The NSW Nurses Association is expected to be asked to pick up the tab for the failed defamation proceedings launched by the union’s right-wing general secretary Brett Holmes against Andrew Fraser, MP for Coffs Harbour.

The libel action arose out of a letter Fraser sent to 629 constituents criticising the nurses’ leader during the March 2007 state election.

In the NSW Supreme Court last June, Holmes won his action and was awarded $70,000 damages plus costs. But in the NSW Court of Appeal two weeks ago, Justices Murray Tobias, Ruth McColl and John Basten overturned the lower court’s judgement, dismissed the proceedings, set aside the $70,000 damages and ordered Holmes to pay Fraser’s costs.

With total costs for Holmes and Fraser amounting to almost $100,000, the long suffering union membership is wondering how and why it got into this legal debacle.

If the court action initiated by Holmes related to the Nurses’ Association or to his role as the union’s general secretary, then there would a clear obligation on the membership to pay up.

But the issue is somewhat blurred. In Fraser’s letter he falsely accused Holmes of running a political campaign against the Howard Government’s Work Choices legislation in order to position himself to take a federal seat on behalf of the Labor Party at the next federal election.
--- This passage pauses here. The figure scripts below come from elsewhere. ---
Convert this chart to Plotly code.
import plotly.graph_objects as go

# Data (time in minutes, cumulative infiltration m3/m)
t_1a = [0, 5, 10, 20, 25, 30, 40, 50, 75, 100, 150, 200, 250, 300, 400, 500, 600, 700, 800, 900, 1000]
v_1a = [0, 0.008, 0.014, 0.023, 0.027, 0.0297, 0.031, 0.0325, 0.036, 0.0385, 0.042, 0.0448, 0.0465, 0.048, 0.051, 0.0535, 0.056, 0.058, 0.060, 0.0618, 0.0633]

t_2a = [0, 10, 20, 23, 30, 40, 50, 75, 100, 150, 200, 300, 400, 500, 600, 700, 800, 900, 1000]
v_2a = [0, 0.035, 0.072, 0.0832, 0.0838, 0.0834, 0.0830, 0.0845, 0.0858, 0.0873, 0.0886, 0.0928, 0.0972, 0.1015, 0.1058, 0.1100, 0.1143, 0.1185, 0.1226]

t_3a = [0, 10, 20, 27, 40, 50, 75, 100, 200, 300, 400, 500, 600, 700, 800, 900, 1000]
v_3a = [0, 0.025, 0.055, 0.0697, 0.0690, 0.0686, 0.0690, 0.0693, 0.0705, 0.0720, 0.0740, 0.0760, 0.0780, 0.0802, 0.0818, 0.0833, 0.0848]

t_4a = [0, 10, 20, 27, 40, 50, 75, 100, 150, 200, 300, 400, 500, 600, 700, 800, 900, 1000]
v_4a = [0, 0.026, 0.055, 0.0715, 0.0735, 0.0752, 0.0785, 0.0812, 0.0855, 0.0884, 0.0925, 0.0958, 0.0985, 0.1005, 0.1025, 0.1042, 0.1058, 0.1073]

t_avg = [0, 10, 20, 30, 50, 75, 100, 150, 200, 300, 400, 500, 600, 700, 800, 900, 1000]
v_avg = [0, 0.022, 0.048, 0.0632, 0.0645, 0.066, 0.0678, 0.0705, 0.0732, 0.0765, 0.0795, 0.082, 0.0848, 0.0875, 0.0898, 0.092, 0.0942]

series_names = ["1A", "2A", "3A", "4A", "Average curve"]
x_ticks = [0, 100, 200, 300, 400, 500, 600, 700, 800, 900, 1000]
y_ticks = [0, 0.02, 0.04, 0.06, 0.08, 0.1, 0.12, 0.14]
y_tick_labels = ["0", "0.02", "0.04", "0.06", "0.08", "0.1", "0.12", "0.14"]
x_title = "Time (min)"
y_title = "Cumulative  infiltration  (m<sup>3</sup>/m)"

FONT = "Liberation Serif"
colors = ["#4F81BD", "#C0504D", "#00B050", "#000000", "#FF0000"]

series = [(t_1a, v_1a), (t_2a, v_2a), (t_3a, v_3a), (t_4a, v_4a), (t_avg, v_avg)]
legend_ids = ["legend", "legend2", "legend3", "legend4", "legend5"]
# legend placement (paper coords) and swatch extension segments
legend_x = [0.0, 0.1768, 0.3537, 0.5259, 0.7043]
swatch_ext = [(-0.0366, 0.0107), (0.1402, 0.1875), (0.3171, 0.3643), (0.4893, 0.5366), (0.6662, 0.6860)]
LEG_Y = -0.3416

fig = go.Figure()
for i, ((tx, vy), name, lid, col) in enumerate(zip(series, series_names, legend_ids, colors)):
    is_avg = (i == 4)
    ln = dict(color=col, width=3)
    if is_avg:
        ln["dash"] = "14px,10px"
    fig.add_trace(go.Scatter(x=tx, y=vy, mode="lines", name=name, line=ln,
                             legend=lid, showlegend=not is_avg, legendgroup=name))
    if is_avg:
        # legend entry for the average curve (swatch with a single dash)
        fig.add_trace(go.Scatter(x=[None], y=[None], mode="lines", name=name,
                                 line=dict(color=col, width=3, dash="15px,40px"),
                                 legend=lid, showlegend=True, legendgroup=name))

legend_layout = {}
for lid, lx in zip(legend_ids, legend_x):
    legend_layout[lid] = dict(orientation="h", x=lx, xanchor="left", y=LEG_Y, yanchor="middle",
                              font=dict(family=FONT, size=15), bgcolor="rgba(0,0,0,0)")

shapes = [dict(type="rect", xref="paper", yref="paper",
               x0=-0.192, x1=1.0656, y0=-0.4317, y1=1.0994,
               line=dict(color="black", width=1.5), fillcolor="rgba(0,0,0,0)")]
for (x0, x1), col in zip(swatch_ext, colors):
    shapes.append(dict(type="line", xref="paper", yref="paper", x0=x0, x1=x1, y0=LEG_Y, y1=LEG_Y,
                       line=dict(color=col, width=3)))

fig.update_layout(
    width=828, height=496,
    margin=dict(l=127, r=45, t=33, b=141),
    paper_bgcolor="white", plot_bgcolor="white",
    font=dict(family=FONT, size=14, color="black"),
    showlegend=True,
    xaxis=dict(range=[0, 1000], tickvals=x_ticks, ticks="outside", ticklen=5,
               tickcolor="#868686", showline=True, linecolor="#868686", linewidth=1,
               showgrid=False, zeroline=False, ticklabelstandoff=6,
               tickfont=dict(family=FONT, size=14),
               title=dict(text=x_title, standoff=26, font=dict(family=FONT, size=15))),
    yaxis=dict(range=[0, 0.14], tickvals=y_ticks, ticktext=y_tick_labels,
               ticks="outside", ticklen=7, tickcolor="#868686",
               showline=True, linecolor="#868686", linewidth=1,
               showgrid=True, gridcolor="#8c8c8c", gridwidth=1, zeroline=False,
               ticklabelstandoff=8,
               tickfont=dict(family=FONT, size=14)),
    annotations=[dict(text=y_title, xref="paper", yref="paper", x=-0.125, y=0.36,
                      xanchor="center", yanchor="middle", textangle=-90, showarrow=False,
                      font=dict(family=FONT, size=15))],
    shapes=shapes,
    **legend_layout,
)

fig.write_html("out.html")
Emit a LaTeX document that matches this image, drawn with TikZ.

Fraser’s allegations were untrue and highly damaging, according to Holmes, and that is why he sued.

Some members of the association believe that Holmes was acting to defend his personal reputation and that the legal stoush was all about his membership of the Labor Party and not his role as the union’s general secretary. The issue is further complicated because the association is not affiliated to the NSW Labor Party and maintains an apolitical stance.
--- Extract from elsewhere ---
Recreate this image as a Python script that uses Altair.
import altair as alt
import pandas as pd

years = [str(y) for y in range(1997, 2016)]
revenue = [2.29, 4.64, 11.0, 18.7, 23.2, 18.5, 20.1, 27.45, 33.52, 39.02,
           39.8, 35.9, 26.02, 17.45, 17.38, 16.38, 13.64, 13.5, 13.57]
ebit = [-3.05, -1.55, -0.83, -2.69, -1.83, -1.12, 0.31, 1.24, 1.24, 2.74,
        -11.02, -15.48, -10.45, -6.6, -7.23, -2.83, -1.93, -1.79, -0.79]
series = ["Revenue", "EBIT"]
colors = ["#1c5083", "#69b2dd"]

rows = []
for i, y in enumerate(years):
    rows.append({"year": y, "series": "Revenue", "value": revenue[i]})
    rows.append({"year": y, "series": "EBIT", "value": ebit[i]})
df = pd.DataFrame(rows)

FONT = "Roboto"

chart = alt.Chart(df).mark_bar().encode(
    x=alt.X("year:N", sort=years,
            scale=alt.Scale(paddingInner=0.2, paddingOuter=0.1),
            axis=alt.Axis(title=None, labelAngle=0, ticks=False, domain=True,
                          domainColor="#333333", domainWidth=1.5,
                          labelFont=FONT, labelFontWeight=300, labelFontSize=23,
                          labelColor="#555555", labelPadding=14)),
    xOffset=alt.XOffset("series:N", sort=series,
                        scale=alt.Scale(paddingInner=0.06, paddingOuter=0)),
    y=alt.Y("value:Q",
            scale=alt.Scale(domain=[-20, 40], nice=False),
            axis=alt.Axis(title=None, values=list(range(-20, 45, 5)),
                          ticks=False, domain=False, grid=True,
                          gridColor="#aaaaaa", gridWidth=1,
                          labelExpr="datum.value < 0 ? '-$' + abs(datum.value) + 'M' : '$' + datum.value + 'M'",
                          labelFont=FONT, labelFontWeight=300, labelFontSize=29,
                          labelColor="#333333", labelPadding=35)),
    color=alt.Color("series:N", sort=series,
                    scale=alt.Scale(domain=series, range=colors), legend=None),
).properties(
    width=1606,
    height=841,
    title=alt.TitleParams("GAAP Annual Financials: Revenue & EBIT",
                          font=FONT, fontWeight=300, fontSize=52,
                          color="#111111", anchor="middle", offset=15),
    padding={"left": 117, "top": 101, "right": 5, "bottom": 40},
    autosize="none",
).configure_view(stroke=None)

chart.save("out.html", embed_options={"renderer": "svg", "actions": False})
They argue that the cost of this hugely expensive legal exercise — the initial trial plus the appeal — should, at the very least, be shared between Holmes and the union’s membership.

Last year, Crikey revealed that the NSW Nurses’ Association had donated $5000 in sponsorship to the Hills District Women’s Football Club. The star striker in one of the club’s teams was Holmes’ daughter.
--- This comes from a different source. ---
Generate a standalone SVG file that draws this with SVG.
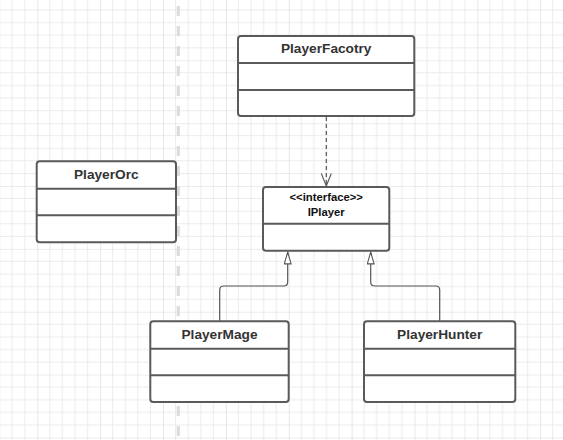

The money was donated from the union’s Nurse Power Fund comprising contributions from the association’s 51,000 members.

He dismissed calls for his resignation saying he had been upfront with the union executive about the conflict of interest, he had left the meeting when the donation was being discussed and he abstained from the vote.

4
  • 1
    John Hamer
    Posted Tuesday, 17 March 2009 at 3:17 pm | Permalink

    A simple test to determine who should pay the legal costs for the failed defamation case is this. If Brett Holmes had received the original damages award of $70,000 would he have paid them over to his union. If he had, then it would be fair enough for the union to pay the legal costs, otherwise Holmes should pick up the tab.

  • 2
    ECS
    Posted Tuesday, 17 March 2009 at 2:34 pm | Permalink

    What! Brett Holmes has no aspirations to enter Parliament? I thought Union General Secretaries looked to that as being the next stepping stone in their career. But then again one could say that he has officially denied any interest in that field, so he must be going to enter the Federal arena. Afterall one must remember, ” never believe the rhetoric unless it has been officially denied”.

  • 3
    steve martin
    Posted Tuesday, 17 March 2009 at 3:59 pm | Permalink

    It may well be true that Holmes left the meeting in order to avoid a conflict of interest when the donation to the Women’s Football Club was discussed - But why was it on the agenda in the first place? This is not CUB sponsoring sport as a quid pro quo for the boozers buying their product. What on earth is the Nurse’s Association’s interest in sponsoring football?
    Holmes should pay his own costs, or at the very least ballot his association regarding payment of costs.

  • 4
    Edward James
    Posted Tuesday, 17 March 2009 at 6:49 pm | Permalink

    The Nurses need to start thinking about what they pay their membership fees for. Fancy taking a political arguement into a law court ! I agree with John was the win paid over into the Union funds ? The answer lies in the answer to that question.